GI/GO? Maybe not, but it surely does beg the question, as you point out, of who’s assumptions are correct – is it Ibbottson, Zephyr, Schiller, Siegel, Gross, Bogle, Grantham, or perhaps even Jim Cramer (ok, maybe not Cramer)??? Who’s right?
And, if we knew that, we wouldn’t need this job, would we?
Thanks for sharing your insightful thinking, Michael. You state well what so many of us fumble around with looking for the right words to express.
Jonathan Leidy says
In other words, Michael, MPT is a construct whereby, given a particular set of assumptions, any portfolio can be “optimal.” This notion is very intimidating for many professionals… Not unlike the idea that you proposed earlier this week regarding the true value of precision in financial planning cash flows. What you are asserting, and I think rightfully so, is that there is no one right answer to these questions. There is no way to truly know correlation in advance, just as there is no way to know (with 100% accuracy) a client’s total future income. Which gives rise to the paradox alluded to by VG: if we knew these things, our ability to be right (and hence add the ultimate amount of value for our clients) would be certain.
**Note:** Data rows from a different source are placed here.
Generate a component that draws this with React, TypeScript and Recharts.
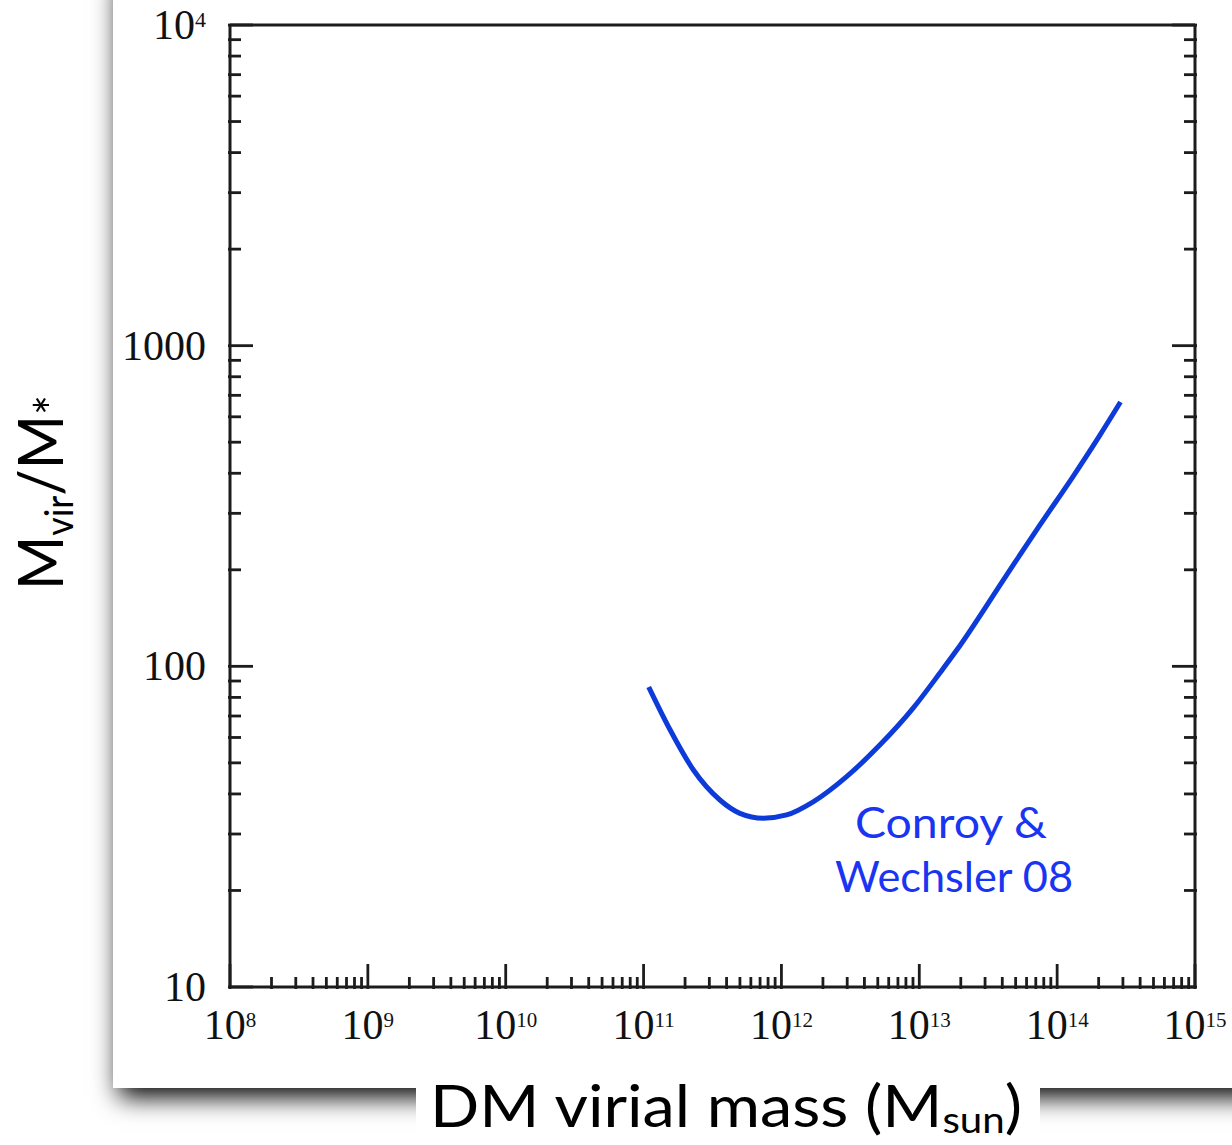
import React from "react";
import { LineChart, Line, XAxis, YAxis } from "recharts";

// halo mass (M_sun) and M_vir / M_*
const haloMass = [1.09e11, 1.56e11, 2.3e11, 3.58e11, 5.0e11, 7.38e11, 1.09e12, 1.7e12, 2.97e12, 5.19e12, 9.05e12, 1.41e13, 1.87e13, 4.31e13, 7.51e13, 1.31e14, 2.05e14, 2.88e14];
const massRatio = [86.2, 63.3, 47.5, 38.3, 34.8, 33.6, 34.4, 37.8, 45.3, 56.9, 74.2, 95.3, 112.4, 193, 276, 392, 527, 667];

const xDecades = [1e8, 1e9, 1e10, 1e11, 1e12, 1e13, 1e14, 1e15];
const xTickExponents = ["8", "9", "10", "11", "12", "13", "14", "15"];
const yDecades = [10, 100, 1000, 10000];
const yTickLabels = [
  { base: "10", sup: "" },
  { base: "100", sup: "" },
  { base: "1000", sup: "" },
  { base: "10", sup: "4" },
];
const minorSteps = [2, 3, 4, 5, 6, 7, 8, 9];

const withMinor = (decades: number[]) => {
  const out = [...decades];
  decades.slice(0, -1).forEach((d) => minorSteps.forEach((s) => out.push(d * s)));
  return out;
};
const xTicks = withMinor(xDecades);
const yTicks = withMinor(yDecades);

const data = haloMass.map((m, i) => ({ mass: m, ratio: massRatio[i] }));

const majorIndex = (decades: number[], v: number) =>
  decades.findIndex((d) => Math.abs(d - v) / d < 1e-9);

const AXIS = "#1c1c1c";
const SERIF = "'Liberation Serif', 'Times New Roman', serif";
const SANS = "Lato, 'Noto Sans', sans-serif";

const BottomTick = (props: any) => {
  const { x, y, payload } = props;
  const i = majorIndex(xDecades, payload.value);
  const len = i >= 0 ? 25 : 12;
  return (
    <g>
      <line x1={x} x2={x} y1={y} y2={y - len} stroke={AXIS} strokeWidth={2.8} />
      {i >= 0 && (
        <text x={x} y={y + 50} textAnchor="middle" fontFamily={SERIF} fontSize={42} fill="#111">
          10
          <tspan dy={-12} fontSize={21}>{xTickExponents[i]}</tspan>
        </text>
      )}
    </g>
  );
};

const TopTick = (props: any) => {
  const { x, y, payload } = props;
  const len = majorIndex(xDecades, payload.value) >= 0 ? 24 : 11;
  return <line x1={x} x2={x} y1={y} y2={y + len} stroke={AXIS} strokeWidth={2.8} />;
};

const LeftTick = (props: any) => {
  const { x, y, payload } = props;
  const i = majorIndex(yDecades, payload.value);
  const len = i >= 0 ? 25 : 13;
  return (
    <g>
      <line x1={x} x2={x + len} y1={y} y2={y} stroke={AXIS} strokeWidth={2.8} />
      {i >= 0 && (
        <text x={x - 22} y={y + 14} textAnchor="end" fontFamily={SERIF} fontSize={42} fill="#111">
          {yTickLabels[i].base}
          {yTickLabels[i].sup && (
            <tspan dy={-12} fontSize={22}>{yTickLabels[i].sup}</tspan>
          )}
        </text>
      )}
    </g>
  );
};

const RightTick = (props: any) => {
  const { x, y, payload } = props;
  const len = majorIndex(yDecades, payload.value) >= 0 ? 25 : 13;
  return <line x1={x} x2={x - len} y1={y} y2={y} stroke={AXIS} strokeWidth={2.8} />;
};

export default function App() {
  return (
    <div style={{ position: "absolute", left: 0, top: 0, width: 1232, height: 1145, overflow: "hidden", background: "#fff" }}>
      {/* slide card with drop shadow */}
      <div
        style={{
          position: "absolute",
          left: 113,
          top: -40,
          width: 1200,
          height: 1128,
          background: "#fff",
          boxShadow: "0 15px 24px -6px rgba(0,0,0,1)",
        }}
      />
      <div style={{ position: "absolute", left: 0, top: 0 }}>
        <LineChart width={1232} height={1145} data={data} margin={{ top: 15, right: 27, bottom: 98, left: 130 }}>
          <XAxis
            dataKey="mass"
            type="number"
            scale="log"
            domain={[1e8, 1e15]}
            allowDataOverflow
            ticks={xTicks}
            interval={0}
            tickSize={0}
            tick={<BottomTick />}
            height={60}
            axisLine={{ stroke: AXIS, strokeWidth: 3 }}
          />
          <XAxis
            xAxisId="top"
            orientation="top"
            type="number"
            scale="log"
            domain={[1e8, 1e15]}
            allowDataOverflow
            ticks={xTicks}
            interval={0}
            tickSize={0}
            tick={<TopTick />}
            height={10}
            axisLine={{ stroke: AXIS, strokeWidth: 3 }}
          />
          <YAxis
            type="number"
            scale="log"
            domain={[10, 10000]}
            allowDataOverflow
            ticks={yTicks}
            interval={0}
            tickSize={0}
            tick={<LeftTick />}
            width={100}
            axisLine={{ stroke: AXIS, strokeWidth: 3 }}
          />
          <YAxis
            yAxisId="right"
            orientation="right"
            type="number"
            scale="log"
            domain={[10, 10000]}
            allowDataOverflow
            ticks={yTicks}
            interval={0}
            tickSize={0}
            tick={<RightTick />}
            width={10}
            axisLine={{ stroke: AXIS, strokeWidth: 3 }}
          />
          <Line
            dataKey="ratio"
            type="monotone"
            stroke="#0d3bd9"
            strokeWidth={5}
            dot={false}
            isAnimationActive={false}
          />
        </LineChart>
      </div>
      <svg width={1232} height={1145} style={{ position: "absolute", left: 0, top: 0, pointerEvents: "none" }}>
        <g fontFamily={SANS} fill="#1a35f2" fontSize={43} textAnchor="middle">
          <text x={951} y={838} textLength={192} lengthAdjust="spacingAndGlyphs">Conroy &amp;</text>
          <text x={954} y={892} textLength={238} lengthAdjust="spacingAndGlyphs">Wechsler 08</text>
        </g>
        <rect x={416} y={1072} width={624} height={80} fill="#fff" />
        <text x={430} y={1127} fontFamily={SANS} fontSize={58} fill="#000" textLength={592} lengthAdjust="spacingAndGlyphs">
          DM virial mass (M<tspan dy={6} fontSize={36}>sun</tspan><tspan dy={-6}>)</tspan>
        </text>
        <text
          transform="translate(63 590) rotate(-90)"
          fontFamily={SANS}
          fontSize={62}
          fill="#000"
          textLength={195}
          lengthAdjust="spacingAndGlyphs"
        >
          M<tspan dy={10} fontSize={38}>vir</tspan><tspan dy={-10}>/M</tspan><tspan dy={8} fontSize={50}>*</tspan>
        </text>
      </svg>
    </div>
  );
}
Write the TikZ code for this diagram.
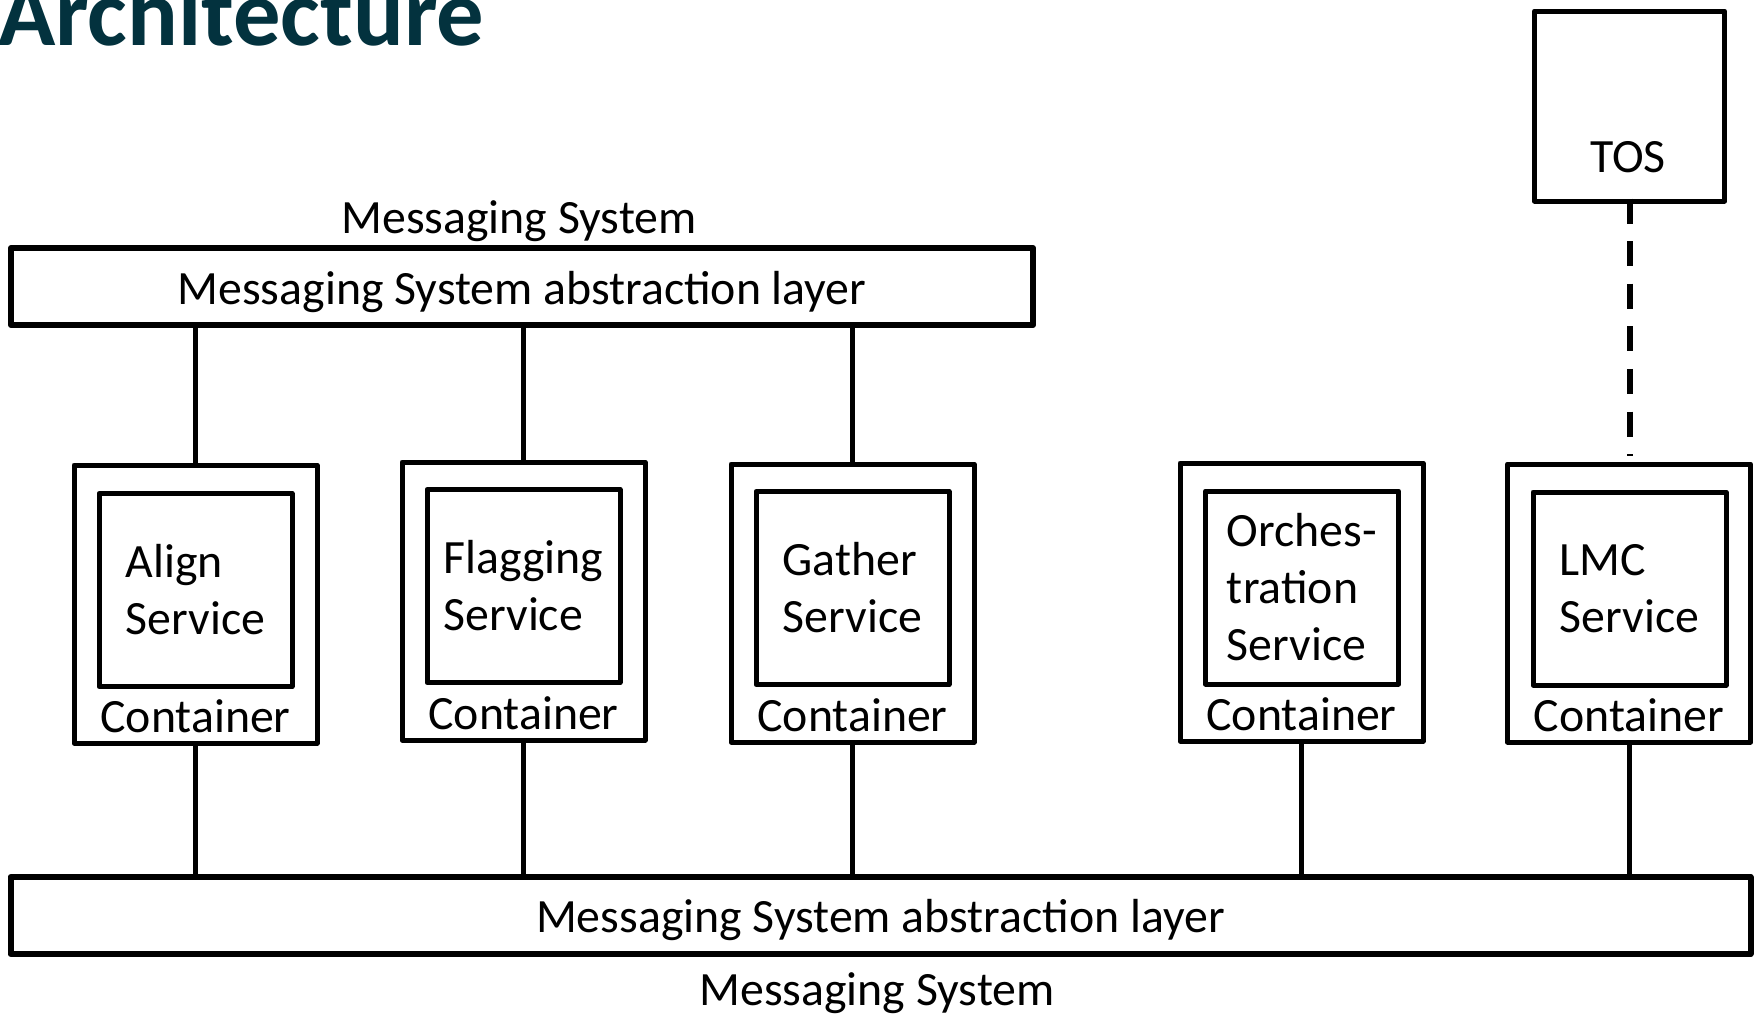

However, so would the extinction of our craft, as no one would need us to tell them what was already known. That is why focusing on client goals is the way we chose to approach the “unsolvable” challenge of portfolio optimization. Doing so allows you to jointly paint, with your client, a dynamic picture of your client’s future. This is just another way of saying that the bad news is all of the inputs into our models are subjective. The good news is that so is each of our client’s definition of success. And if we can help guide them to their own perception of financial fulfillment, recognizing that we may have started by painting a picture of a butterfly and it might turn out looking more like a horse, then we are doing our clients a great service. Very meta, I know. But so too is our undying desire as a profession to possess omnipotence.